Ramanujan left behind 3 traditional notebooks filled with his formulas before he left to England to work with Hardy. When he returned to India in 1919, despite the fact that was very ill and despite the fact that he had a hard time finding a permanent home (he moved around a lot), he still did his individual math research in isolation. Initially, his findings were written on pages, but after he died, his wife Janakiammal, sent those pages to Hardy who then forwarded them to his colleague G.N Watson, who then, to some extent, studied those pages and even wrote some papers on them. When Watson died and when they cleaned out his office, they found these pages, which were then dispatched to the library at Cambridge, where they sat ‘forgotten’ for around 30 years.

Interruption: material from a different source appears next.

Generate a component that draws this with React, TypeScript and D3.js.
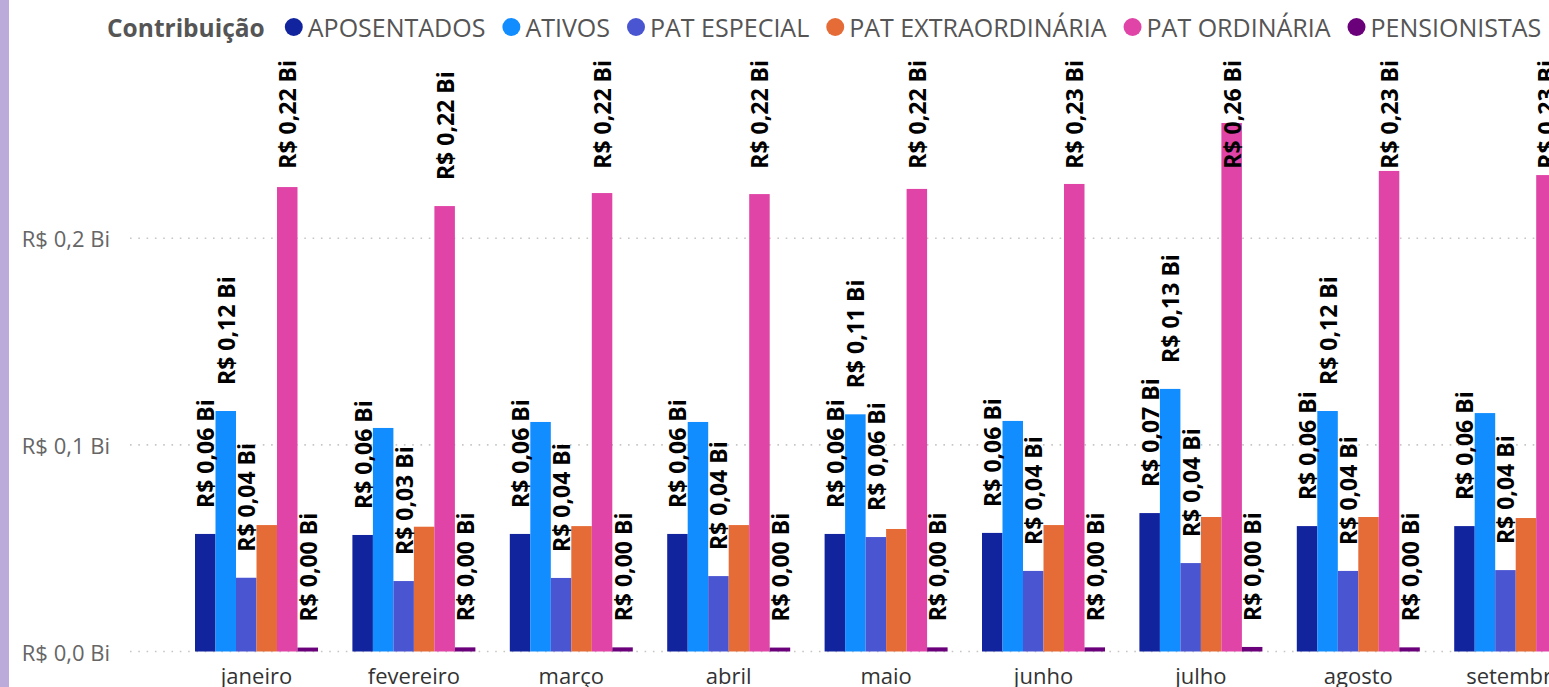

**What’s a message you have for anyone pursuing math, or any theoretical subject?**

At the end of the day, I cannot deny that there’s a benefit to getting good grades and chasing academic honors. People who do very well earn these things, but it could come at a price. If, as a student, your aim is to get the highest GPA and mindlessly earn prestigious credentials, then you’re not actually preparing yourself to becoming a proper academic. A good scientist knows how to assemble a proper Research Program, which requires being able to ask good questions, questions that are timely and lead to big theorems and results, which doesn’t necessarily replicate the test-taking mindset. And for a lot of successful scientists, it’s not a surprise that they didn’t do very well in the subjects that they become known for. It’s really not that unusual. But like I said, I can’t deny that getting good grades can be helpful. So the recommendation isn’t that you shouldn’t do well in school, but that you should really think deeply about the subjects that you find interesting and to develop wonder in these fields. You’re also never living for someone else. If you write a paper, or pursue a subject because someone different from yourself will be impressed, then you’re using your time for the wrong reason.